The Bachelor still isn’t quite ready for its NOW card, but it’s fair to say this has been—cue host Chris Harrison’s extra-dramatic voice—the Most … Feminist … Bachelor … EVER.
Yeah, yeah, I know: That’s like naming someone the smartest Real Housewife—hardly high praise. But these little breakthroughs, after 18 seasons, means something: 1. That the people who go on these shows are not the most progressive bunch overall; and 2. That rules stated with authority, even with no real consequences for breaking them, is a force that can create serious oppression.
When The Bachelor started in 2002, the mere concept seemed unthinkable: Women competing for a man like a prize on a game show? one man would date dozens of women on television? This from a medium that once demanded married couples sleep in separate beds on sitcoms? But soon, it felt normal, even quaint, thanks to to all of those purposely execrable VH1 dating shows (e.g., A Shot at Love, Rock of Love).

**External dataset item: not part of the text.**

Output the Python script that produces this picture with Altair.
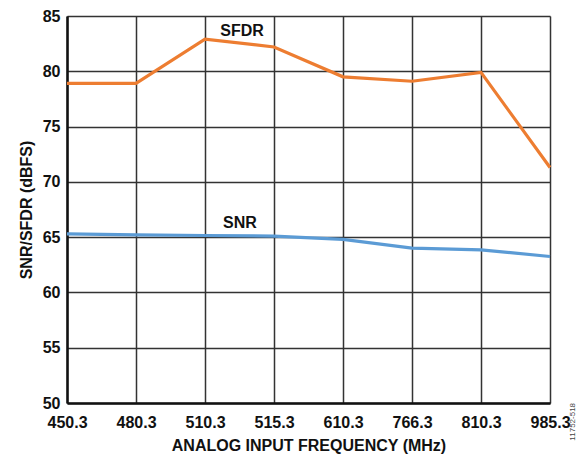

What The Bachelor turned into was a mini-society even more determined than our own to elevate heterosexual marriage, strict beauty norms, and princess fantasies to a freakish degree. Quickly, the participants fell in line, punishing anyone in their weird little subculture for the tiniest rule infractions: for seeing the Bachelor outside prescribed dates, for expressing reservations about the “process” set out by the show, and most extraordinarily of all, for questioning the wisdom of sharing a man with several other women. The contestants even start to look (more) alike because they end up doing each other’s hair and makeup in their down time, as Jennifer Weiner explained in a fascinating breakdown of the show’s insanely restrictive beauty norms in the February issue of Allure.
Even more remarkable, the show’s once-a-year switched script, The Bachelorette, didn’t eliminate the ways these rules play against women. It definitely felt a little better to watch: Seeing the typically oppressed group in power is fun, and the Bachelorettes chosen tend to be more well-rounded, likeable people to appeal to the show’s predominantly female audience. But The Bachelorette still fetishizes fairy-tale weddings to Ken dolls as the ultimate goal in a woman’s life. (For brilliant, in-depth analysis of all The Bachelor/Bachelorette’s evils, check out Jennifer Pozner’s Reality Bites Back.)
Alas, I’m not convinced that this season of The Bachelor heralds a major change in attitudes: I think it might just signify the particular grossness of this season’s “prize.” In looking for its standard villain character, the show found only its Bachelor. (The death knell of the anti-hero trend?) If The Bachelor is brilliant at anything besides enforcing crazy rules, it’s having its cake and eating it too, throwing any given member of the cast under the bus whenever it suits the show.
It makes me wonder, however, if the set-up of The Bachelor, or any reality dating show, could ever be “feminist”—or even less anti-feminist. It could relax its strange, no-sex-unless-we-say-so rules, or provide several men and women with no single “prize” individual; but that would just turn into a televised bacchanal like The Real World, Big Brother, or Paradise Hotel. (Remember that gem? No? Just me?) Surely the casting could get far more diverse, not just in racial and body-type makeup, but also in lifestyle choice: For starters, a real career woman looking for her equal could be The Bachelorette. (We could move a step closer to this next Bachelorette season, which must be Andi’s for the taking if she wants it—the show always casts the most-talked-about, most-liked Bachelor contestant in its next iteration, making the show a never-ending soap opera.) We could get a gay Bachelor or Bachelorette presented with more taste than previous cut-rate attempts like Boy Meets Boy.
But in the end, reality shows require artificial rules and stakes, not to mention certain physical types, to make them into what networks see as entertaining TV. And the only way that can truly be feminist is for the women subjected to these enforced norms to rise up against them far more than they’ve done on this season of The Bachelor. That would be even more mind-blowing than a Bachelor couple actually staying together.